BRIEF ::
Return, exactly as written, the lines from the one containing "Emit a Python" through the one containing "treatments = ['Fire-excluded', '3x-burned', '4x-burned']", with both ends included.

LISTED ENTRIES ::
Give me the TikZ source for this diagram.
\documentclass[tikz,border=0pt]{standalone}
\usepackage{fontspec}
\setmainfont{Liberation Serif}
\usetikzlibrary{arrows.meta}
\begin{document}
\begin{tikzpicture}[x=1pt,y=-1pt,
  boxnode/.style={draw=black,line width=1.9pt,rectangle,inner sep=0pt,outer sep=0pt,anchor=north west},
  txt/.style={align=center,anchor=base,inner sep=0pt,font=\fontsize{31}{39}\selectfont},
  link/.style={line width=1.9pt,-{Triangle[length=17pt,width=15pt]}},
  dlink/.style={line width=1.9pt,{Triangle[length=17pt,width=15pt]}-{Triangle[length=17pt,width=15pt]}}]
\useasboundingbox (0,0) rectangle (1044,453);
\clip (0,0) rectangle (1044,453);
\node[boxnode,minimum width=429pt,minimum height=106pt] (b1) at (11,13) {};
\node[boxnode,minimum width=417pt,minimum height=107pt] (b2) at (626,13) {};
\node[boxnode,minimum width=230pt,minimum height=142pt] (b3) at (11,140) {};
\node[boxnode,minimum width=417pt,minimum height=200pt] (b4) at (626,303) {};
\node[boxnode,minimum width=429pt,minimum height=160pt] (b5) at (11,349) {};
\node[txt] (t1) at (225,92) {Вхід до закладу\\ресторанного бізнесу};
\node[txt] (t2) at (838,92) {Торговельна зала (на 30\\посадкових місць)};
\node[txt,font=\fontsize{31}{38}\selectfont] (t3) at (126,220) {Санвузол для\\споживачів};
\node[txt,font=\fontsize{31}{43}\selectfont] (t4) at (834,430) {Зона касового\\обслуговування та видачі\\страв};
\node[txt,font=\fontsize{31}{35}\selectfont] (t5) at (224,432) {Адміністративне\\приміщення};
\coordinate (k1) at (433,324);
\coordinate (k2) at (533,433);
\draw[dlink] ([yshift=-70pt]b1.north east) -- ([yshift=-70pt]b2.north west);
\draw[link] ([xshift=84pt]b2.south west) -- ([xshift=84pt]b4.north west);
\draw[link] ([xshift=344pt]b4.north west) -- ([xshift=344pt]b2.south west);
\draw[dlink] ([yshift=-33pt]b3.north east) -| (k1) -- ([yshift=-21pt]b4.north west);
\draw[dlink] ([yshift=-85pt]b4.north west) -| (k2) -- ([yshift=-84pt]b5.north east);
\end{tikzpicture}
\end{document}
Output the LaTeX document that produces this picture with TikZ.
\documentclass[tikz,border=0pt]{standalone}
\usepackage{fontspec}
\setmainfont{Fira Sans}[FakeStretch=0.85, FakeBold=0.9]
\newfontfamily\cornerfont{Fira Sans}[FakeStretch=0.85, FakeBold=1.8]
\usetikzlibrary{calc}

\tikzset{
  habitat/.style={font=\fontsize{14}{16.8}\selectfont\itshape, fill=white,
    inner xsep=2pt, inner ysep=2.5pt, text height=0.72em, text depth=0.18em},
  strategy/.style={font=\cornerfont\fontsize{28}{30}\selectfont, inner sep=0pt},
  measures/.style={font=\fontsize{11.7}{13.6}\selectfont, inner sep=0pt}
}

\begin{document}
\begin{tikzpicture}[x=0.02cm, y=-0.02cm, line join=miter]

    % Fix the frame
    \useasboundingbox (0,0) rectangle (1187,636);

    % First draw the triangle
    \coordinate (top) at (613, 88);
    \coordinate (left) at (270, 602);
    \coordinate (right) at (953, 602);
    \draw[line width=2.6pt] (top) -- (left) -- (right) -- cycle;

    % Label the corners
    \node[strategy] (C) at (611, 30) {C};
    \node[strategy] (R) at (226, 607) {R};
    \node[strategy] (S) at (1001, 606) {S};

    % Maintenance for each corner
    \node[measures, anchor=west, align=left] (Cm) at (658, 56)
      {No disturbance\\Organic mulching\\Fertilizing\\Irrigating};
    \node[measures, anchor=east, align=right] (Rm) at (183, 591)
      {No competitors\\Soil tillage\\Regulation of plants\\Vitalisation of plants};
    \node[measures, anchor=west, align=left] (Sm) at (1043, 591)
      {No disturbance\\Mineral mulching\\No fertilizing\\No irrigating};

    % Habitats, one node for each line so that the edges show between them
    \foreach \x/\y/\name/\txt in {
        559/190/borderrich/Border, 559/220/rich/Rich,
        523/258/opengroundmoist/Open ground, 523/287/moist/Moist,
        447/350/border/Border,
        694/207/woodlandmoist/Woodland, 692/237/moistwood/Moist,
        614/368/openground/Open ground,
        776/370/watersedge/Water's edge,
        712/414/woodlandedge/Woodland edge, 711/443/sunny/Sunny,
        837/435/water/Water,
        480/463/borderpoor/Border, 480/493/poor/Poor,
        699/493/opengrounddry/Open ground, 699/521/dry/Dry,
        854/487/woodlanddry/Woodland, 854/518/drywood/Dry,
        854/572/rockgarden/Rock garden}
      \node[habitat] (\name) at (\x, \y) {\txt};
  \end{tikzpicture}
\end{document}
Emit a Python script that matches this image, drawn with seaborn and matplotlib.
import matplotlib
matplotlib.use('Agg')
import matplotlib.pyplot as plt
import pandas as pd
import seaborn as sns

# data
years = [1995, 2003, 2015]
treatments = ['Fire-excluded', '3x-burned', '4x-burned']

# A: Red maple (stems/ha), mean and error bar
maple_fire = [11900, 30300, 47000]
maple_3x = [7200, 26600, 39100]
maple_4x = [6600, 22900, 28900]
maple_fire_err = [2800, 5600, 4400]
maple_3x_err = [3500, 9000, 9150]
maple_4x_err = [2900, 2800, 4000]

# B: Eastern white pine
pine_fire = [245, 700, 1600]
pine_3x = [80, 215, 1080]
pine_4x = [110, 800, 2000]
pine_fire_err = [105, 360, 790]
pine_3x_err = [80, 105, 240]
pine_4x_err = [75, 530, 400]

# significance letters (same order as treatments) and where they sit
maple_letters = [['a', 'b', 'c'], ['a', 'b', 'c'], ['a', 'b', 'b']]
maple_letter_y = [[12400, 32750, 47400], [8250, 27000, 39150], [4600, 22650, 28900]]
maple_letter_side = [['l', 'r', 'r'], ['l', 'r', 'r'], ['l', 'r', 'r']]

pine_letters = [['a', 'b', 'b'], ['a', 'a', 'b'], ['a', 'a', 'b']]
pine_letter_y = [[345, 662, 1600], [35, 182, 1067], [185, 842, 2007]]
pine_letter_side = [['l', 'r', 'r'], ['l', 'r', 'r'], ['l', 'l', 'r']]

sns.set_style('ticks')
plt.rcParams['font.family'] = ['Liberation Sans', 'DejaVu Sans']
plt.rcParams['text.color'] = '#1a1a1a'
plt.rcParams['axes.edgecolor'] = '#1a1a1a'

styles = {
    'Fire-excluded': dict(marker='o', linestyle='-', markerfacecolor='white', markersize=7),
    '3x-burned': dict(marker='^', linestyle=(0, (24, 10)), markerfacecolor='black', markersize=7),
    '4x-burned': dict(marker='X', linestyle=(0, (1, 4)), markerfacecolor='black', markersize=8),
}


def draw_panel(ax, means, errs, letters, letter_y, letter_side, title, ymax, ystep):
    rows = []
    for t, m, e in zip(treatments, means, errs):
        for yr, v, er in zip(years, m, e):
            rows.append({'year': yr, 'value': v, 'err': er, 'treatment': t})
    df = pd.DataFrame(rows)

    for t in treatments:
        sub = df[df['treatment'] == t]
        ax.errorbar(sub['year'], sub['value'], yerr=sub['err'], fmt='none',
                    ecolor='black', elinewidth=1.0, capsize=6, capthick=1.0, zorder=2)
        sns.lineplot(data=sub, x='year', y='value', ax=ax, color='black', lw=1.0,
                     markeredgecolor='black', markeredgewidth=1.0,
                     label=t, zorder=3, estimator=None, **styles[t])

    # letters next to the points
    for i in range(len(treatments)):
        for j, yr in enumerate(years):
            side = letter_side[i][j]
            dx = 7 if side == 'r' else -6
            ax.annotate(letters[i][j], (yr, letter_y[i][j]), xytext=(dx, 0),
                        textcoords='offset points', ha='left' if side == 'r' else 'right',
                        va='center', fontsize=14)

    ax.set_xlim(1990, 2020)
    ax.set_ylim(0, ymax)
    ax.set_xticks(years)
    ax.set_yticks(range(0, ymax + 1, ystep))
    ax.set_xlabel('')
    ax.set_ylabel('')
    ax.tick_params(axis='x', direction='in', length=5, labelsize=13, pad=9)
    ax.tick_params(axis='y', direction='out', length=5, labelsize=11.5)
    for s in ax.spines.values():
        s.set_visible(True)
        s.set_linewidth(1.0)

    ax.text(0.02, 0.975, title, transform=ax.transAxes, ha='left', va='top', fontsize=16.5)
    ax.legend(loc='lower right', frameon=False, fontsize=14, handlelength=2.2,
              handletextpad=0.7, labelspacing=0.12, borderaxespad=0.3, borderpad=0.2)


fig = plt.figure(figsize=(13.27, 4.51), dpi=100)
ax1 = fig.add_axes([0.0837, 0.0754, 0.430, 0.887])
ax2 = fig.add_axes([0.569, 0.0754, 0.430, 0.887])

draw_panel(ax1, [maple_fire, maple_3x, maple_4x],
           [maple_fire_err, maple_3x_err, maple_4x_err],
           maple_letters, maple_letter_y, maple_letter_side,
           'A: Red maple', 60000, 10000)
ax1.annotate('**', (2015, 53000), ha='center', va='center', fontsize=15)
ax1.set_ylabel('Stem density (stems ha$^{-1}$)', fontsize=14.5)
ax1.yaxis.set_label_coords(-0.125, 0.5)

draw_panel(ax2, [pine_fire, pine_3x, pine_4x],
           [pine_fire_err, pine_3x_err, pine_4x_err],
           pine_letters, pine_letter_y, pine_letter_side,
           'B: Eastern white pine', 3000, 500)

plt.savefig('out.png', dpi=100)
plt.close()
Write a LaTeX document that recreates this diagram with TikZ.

WRITTEN ANSWER ::
Emit a Python script that matches this image, drawn with seaborn and matplotlib.
import matplotlib
matplotlib.use('Agg')
import matplotlib.pyplot as plt
import pandas as pd
import seaborn as sns

# data
years = [1995, 2003, 2015]
treatments = ['Fire-excluded', '3x-burned', '4x-burned']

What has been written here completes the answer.